Gitsamshi / WeakVRD-Captioning

Implementation of paper "Improving Image Captioning with Better Use of Caption"
32 stars 7 forks source link

关于coco_cmb_vrg数据格式 #12

Closed wangwei8024 closed 3 years ago

wangwei8024 commented 3 years ago

您好!最近拜读了您的论文,请问coco_cmb_vrg文件夹中的数据,有三个属性,wrela、prela、obj分别代表什么啊?

Gitsamshi commented 3 years ago

Thank you very much for your interest. prela is from https://github.com/yangxuntu/SGAE, which is extracted by pre-trained vrd model. wrela is extracted from our weakly supervised vrd model. Both wrela and prela share the same obj information, therefore could be merged together.

wangwei8024 commented 3 years ago

您好!谢谢您的解答。还有一些问题希望您能解答一下,在代码中我没有看到论文中的公示9的实现。还有,对于object以及rela的节点表示,与论文中的也不完全一样,在经过映射函数之后,都加上了原先的特征,有点类似于残差的操作,这是基于什么考虑的呢?

Gitsamshi commented 3 years ago

1 公式9我这版代码里因为跑起来太慢了把那段精简掉了。写法:如果要batch化就仿照(s, o ,r)那里构建个(r_1, r_2, o)的edge matrix (分别代表in 和out edge),然后和relation node的conv一样;如果不batch化就循环在(s, o ,r)里算。因为obj节点的数量比较多,batch的比较费内存,不batch的比较费时间。 2 obj的intial feature把原先visual特征又加了一下,主要考虑是加强下visual feature的权重,比不加效果稍微好一点。rela的initial feature就是直接映射的。

wangwei8024 commented 3 years ago

您好!请问tag是怎样得到的啊,没看到相关代码

Gitsamshi commented 3 years ago

你好,用textual scene graph parser提取的(https://nlp.stanford.edu/software/scenegraph-parser.shtml)或者在https://github.com/yangxuntu/SGAE 提供的文件有提取好的。

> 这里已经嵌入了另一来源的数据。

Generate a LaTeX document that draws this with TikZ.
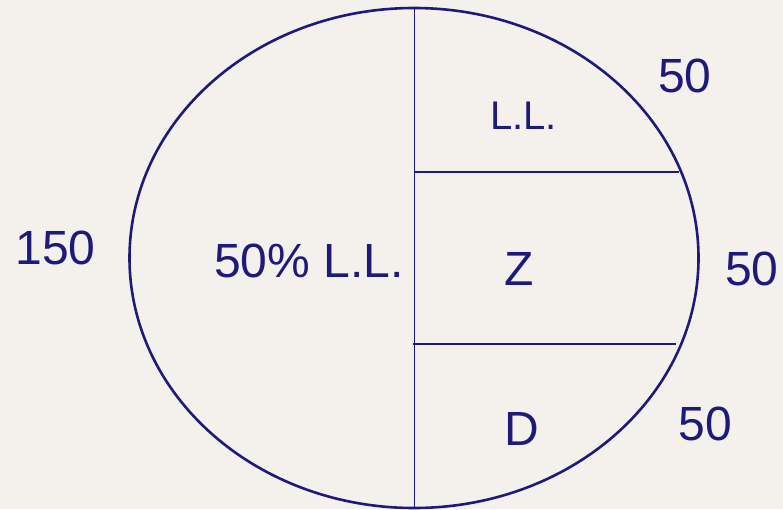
\documentclass[tikz,border=0pt]{standalone}
\usepackage{fontspec}
\setmainfont{Liberation Sans}
\definecolor{bg}{RGB}{244,240,236}
\definecolor{ink}{RGB}{30,26,122}
\begin{document}
\begin{tikzpicture}[x=1pt,y=-1pt,
  lbl/.style={text=ink,inner sep=0pt,anchor=base,font=\fontsize{48}{52}\selectfont},
  lblsmall/.style={lbl,font=\fontsize{40}{44}\selectfont},
  rim/.style={draw=ink,line width=2.6pt},
  divider/.style={draw=ink,line width=1.6pt}]
\fill[bg] (0,0) rectangle (783,509);
\useasboundingbox (0,0) rectangle (783,509);
\draw[rim] (414,258) ellipse [x radius=284.5, y radius=250];
\coordinate (vtop) at (414.5,8);
\coordinate (vbot) at (414.5,509);
\coordinate (h1a) at (414.5,172);
\coordinate (h1b) at (679,172);
\coordinate (h2a) at (413,344);
\coordinate (h2b) at (676,344);
\draw[divider] (vtop) -- (vbot);
\draw[divider] (h1a) -- (h1b);
\draw[divider] (h2a) -- (h2b);
\node[lbl] (n150) at (55.5,264) {150};
\node[lbl] (half) at (309,277) {50\% L.L.};
\node[lblsmall] (ll) at (523.5,129.3) {L.L.};
\node[lbl] (top50) at (684.7,92.7) {50};
\node[lbl] (z) at (519.2,285) {Z};
\node[lbl] (mid50) at (751.7,285) {50};
\node[lbl] (d) at (522,445.7) {D};
\node[lbl] (bot50) at (705,440.7) {50};
\end{tikzpicture}
\end{document}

wangwei8024 commented 3 years ago

谢谢您耐心的解答

wangwei8024 commented 3 years ago

您好!请问有处理得到的COCO评估服务器的测试数据集吗?

Gitsamshi commented 3 years ago

挺久之前的文件了,我这儿没找到备份,不好意思

LiHaoHN commented 3 years ago

@wangwei8024 您好,请问您最后获得COCO评估服务器的测试数据集的coco_cmb_vrg文件了没